## [What is being asked]
Pick out all lines with the word "this" from the records that follow.

═════ Records shown

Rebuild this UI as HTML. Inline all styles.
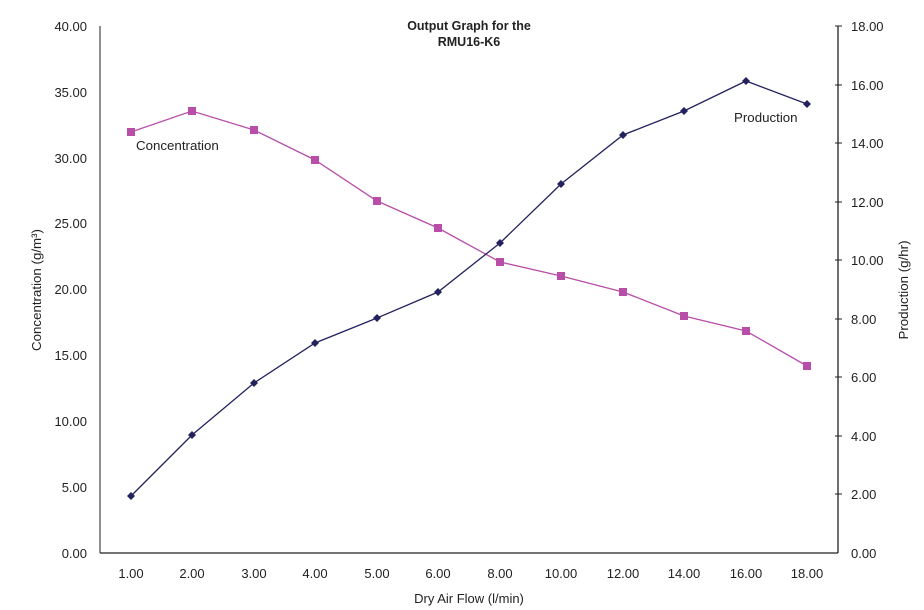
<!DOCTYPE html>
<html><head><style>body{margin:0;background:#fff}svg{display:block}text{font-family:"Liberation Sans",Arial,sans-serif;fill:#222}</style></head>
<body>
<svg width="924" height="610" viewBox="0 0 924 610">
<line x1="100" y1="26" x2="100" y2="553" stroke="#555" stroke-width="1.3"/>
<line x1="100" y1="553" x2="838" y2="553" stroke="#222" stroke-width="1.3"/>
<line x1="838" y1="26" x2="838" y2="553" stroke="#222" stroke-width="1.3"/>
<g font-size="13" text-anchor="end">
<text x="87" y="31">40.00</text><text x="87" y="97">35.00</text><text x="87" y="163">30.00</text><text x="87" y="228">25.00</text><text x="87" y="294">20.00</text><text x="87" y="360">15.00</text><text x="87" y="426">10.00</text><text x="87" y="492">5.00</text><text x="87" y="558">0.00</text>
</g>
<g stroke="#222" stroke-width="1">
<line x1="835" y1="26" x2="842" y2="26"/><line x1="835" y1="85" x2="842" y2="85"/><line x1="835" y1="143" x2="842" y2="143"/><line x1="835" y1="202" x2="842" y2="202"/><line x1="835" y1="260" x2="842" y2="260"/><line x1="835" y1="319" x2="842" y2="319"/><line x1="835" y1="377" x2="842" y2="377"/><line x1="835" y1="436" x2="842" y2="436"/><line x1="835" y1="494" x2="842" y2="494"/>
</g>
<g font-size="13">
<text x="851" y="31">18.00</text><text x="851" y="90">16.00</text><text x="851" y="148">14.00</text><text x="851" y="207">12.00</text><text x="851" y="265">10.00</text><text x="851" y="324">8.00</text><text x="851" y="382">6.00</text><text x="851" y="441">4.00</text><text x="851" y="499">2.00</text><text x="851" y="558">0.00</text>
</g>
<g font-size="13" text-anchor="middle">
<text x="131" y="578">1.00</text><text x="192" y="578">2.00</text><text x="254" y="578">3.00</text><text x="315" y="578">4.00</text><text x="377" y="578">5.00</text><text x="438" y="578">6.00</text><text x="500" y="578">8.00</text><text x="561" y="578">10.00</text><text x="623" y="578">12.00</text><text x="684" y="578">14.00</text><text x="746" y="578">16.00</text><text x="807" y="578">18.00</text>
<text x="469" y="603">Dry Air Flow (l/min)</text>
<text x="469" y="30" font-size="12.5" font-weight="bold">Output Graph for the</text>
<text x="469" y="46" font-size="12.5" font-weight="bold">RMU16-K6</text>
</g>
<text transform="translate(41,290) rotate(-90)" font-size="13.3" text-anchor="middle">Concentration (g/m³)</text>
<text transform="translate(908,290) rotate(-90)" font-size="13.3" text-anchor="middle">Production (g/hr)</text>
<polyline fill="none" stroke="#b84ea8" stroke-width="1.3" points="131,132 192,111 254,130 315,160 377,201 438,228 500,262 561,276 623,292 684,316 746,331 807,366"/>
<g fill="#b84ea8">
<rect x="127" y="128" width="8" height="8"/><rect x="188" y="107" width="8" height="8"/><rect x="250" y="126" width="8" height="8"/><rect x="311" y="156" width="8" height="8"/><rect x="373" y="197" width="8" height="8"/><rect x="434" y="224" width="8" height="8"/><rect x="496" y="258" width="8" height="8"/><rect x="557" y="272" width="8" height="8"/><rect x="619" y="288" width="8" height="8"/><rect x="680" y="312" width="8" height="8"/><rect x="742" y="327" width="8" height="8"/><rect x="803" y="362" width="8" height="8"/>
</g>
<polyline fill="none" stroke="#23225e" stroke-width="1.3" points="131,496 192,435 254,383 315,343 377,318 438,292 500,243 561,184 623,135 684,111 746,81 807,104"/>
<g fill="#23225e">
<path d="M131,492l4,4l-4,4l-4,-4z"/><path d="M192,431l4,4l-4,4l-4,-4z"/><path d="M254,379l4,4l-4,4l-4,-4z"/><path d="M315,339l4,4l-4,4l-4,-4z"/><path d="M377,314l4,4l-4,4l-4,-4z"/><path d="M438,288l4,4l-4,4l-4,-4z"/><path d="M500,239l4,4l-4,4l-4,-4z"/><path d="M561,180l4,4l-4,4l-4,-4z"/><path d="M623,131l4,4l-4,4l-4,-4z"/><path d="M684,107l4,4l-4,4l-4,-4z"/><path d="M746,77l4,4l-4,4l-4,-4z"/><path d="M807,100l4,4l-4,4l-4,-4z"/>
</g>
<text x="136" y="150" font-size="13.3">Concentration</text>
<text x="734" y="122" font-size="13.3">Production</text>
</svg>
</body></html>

══════════
═════ Records shown

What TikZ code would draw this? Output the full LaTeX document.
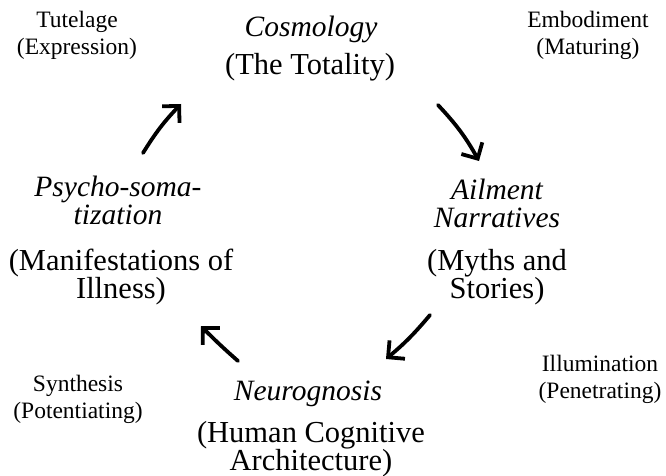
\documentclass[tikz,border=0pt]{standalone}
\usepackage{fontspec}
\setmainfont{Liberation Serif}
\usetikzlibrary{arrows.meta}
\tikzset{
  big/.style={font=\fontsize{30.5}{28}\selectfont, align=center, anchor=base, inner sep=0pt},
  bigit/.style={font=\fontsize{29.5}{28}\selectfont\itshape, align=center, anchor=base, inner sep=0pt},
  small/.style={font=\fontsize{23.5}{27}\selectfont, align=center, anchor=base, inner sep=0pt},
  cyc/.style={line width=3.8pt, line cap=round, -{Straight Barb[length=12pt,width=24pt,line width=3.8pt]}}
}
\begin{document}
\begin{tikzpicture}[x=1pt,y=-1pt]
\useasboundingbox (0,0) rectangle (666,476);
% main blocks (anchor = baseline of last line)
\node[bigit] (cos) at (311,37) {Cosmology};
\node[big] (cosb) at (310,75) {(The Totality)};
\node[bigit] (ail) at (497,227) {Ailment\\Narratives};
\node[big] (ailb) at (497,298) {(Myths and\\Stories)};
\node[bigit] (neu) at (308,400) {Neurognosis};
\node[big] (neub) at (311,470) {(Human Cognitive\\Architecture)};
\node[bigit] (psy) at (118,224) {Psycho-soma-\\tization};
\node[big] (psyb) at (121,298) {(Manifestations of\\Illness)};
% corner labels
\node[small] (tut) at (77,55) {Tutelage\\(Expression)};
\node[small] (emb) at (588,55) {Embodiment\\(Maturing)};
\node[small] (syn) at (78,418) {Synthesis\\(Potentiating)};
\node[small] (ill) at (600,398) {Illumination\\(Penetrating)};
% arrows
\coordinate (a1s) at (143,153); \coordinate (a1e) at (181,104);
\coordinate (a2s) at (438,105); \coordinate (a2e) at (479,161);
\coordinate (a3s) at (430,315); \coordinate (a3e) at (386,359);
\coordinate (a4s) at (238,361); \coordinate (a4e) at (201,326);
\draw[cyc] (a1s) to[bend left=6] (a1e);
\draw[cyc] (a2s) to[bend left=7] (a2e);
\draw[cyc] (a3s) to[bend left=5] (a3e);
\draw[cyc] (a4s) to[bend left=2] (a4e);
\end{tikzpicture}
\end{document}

══════════

## [Finished exercise]
Rebuild this UI as HTML. Inline all styles.
What TikZ code would draw this? Output the full LaTeX document.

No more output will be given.